When David Reeves tells you something "isn't rocket science", you'd best believe him.
Before he was deputy president of Sony Computer Entertainment worldwide, and before he took the job of Capcom's global COO in March this year, Reeves boasted a Ph.D - and fruitful career - in Chemical and Astrophysics.
He joined Sony in 1995 and spent 14 hugely successful years at the platform holder. Having overseen the launch of PlayStation and PS2 across Europe, he became president of SCEE in 2004 - and Kaz Hirai's global deputy in 2006, a joint role he held for the next three years.
So whether it's the finer points of aerospace engineering or video game hardware trends, Reeves is a man who knows what he's talking about.
Thankfully, when CVG catches up with him, he's in the mood to discuss the latter, having just debated gaming's 'new power base' on stage at the excellent London Games Conference.
And as he explains, seeing where the humble games console is headed certainly "isn't rocket science" - but it is very intriguing indeed...
You talk of gaming's 'new power base'. But how is a relative dinosaur like Capcom going to survive it?
It's safe to say we're going to stick to what we're good at. We're going to stick with the people with the same DNA developing the games and we're going to 'place the chips' on the platforms that we know well.
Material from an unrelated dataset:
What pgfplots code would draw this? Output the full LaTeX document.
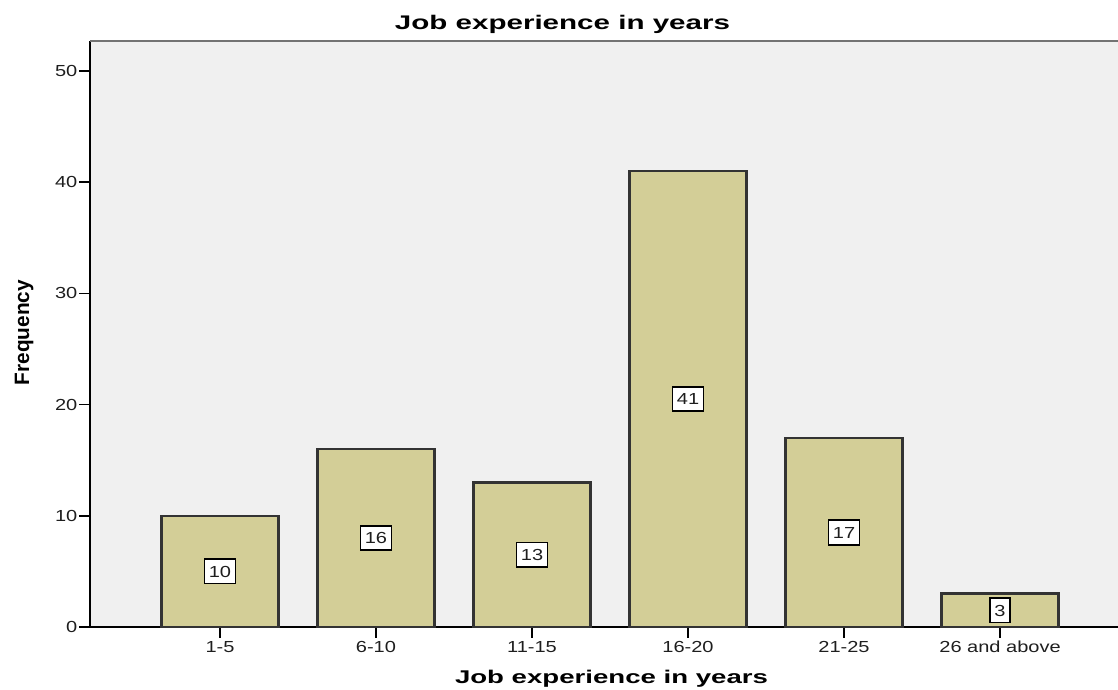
\documentclass[border=0pt]{standalone}
\usepackage{fontspec}
\setmainfont{Liberation Sans}[FakeStretch=1.25]
\newfontfamily\titlefont{Liberation Sans}[FakeStretch=1.5]
\newfontfamily\ylabfont{Liberation Sans}
\usepackage{pgfplots}
\pgfplotsset{compat=1.18}
\usepackage{pgfplotstable}
\definecolor{barfill}{RGB}{211,206,151}
\definecolor{bg}{RGB}{240,240,240}
\definecolor{txt}{RGB}{30,30,30}

\pgfplotstableread{
x y
0 10
1 16
2 13
3 41
4 17
5 3
}\datatable

\begin{document}
\begin{tikzpicture}[x=1bp,y=1bp]
\path[use as bounding box] (0,0) rectangle (1118,690);
\begin{axis}[
  at={(90bp,63bp)}, anchor=south west,
  scale only axis, width=1028bp, height=586bp,
  xmin=-0.833, xmax=5.756, ymin=0, ymax=52.7,
  axis x line*=bottom, axis y line*=left,
  axis line style={black, line width=1.6bp},
  axis background/.style={fill=bg},
  xtick={0,...,5},
  xticklabels={1-5,6-10,11-15,16-20,21-25,26 and above},
  ytick={0,10,...,50},
  tick align=outside,
  major tick length=11bp,
  tick style={black, line width=1.6bp},
  /pgf/number format/assume math mode=true,
  ticklabel style={font=\fontsize{16bp}{19bp}\selectfont, text=txt},
  yticklabel style={inner xsep=1.5bp},
  xticklabel style={inner ysep=3bp},
  clip=false,
]
\addplot[ybar, bar width=0.75, fill=barfill, draw=black!80, line width=2.4bp]
  table[x=x, y=y]{\datatable};
\addplot[draw=none, mark=none, nodes near coords, point meta=\thisrow{y},
  nodes near coords style={anchor=center, fill=white, draw=black, line width=1.6bp,
    font=\fontsize{16bp}{19bp}\selectfont, text=txt, inner xsep=4.5bp, inner ysep=6.5bp,
    text height=11.5bp, text depth=0pt}]
  table[x=x, y expr=\thisrow{y}/2]{\datatable};
\draw[black!55, line width=2.2bp] (rel axis cs:0,1) -- (rel axis cs:1,1);
\end{axis}
\node[anchor=base, font=\titlefont\bfseries\fontsize{19.7bp}{22bp}\selectfont, text=black]
  at (562.5,660) {Job experience in years};
\node[anchor=base, font=\titlefont\bfseries\fontsize{18.4bp}{21bp}\selectfont, text=black]
  at (611.5,6) {Job experience in years};
\node[anchor=base, rotate=90, font=\ylabfont\bfseries\fontsize{20.8bp}{23bp}\selectfont, text=black]
  at (29,357.5) {Frequency};
\end{tikzpicture}
\end{document}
But at the same time, you'll see us expand into the digital era - as we've done with Dead Rising 2. We had a Prologue, the game and then an Epilogue. The Prologue, Case Zero, was, in fact, monetised. That was somewhat of a first, but it was very successful, because it meant that the people who really wanted to play actually paid for it.
We take hold of this digital era, as I have done before in a previous life [at Sony], but try to move it on even further. We don't just want to join it, we need to improve on it. All of the people at the top of Capcom are looking at this - ways to interact with retail and different ways to monetise digital content.
What do you think we'll be playing video games on in five, 10 and 15 years time?
Why can't consumers just put a game on their iPad, or tablet, play it, put it down and then go upstairs and continue it on their TV - where it's completely multiplatform? I think that's a little bit unrealistic in the next five years because so many people have got commercial interests at heart. But it will probably only take two or three of the consortium to get together and say: "Okay, if it's worth our while, let's do it."
When you're on the first-party side, you realise how really, really expensive it is to develop a platform. Whether it's PS3, or Xbox 360 or even Wii, they cost millions - maybe not billions, but absolutely millions. You don't know when to put that stake in the ground of technology and move on. You know, say 'that's enough'.
Eventually, it may just become so expensive to develop that Microsoft and Sony say, 'Okay, let's get together.' I'd say it's between 10 and 15 years away. That's how long I think it will take. I don't think it will be the next console cycle, but probably the next cycle after that, where you might have something platform-agnostic.
But it might be different players, of course. It might be Google getting together with, dare I say, Microsoft, or Google with somebody else.
What do you think of the idea of TV-based gaming - whether that's a Cloud-based gaming service on your telly or a physical chipset inside your TV?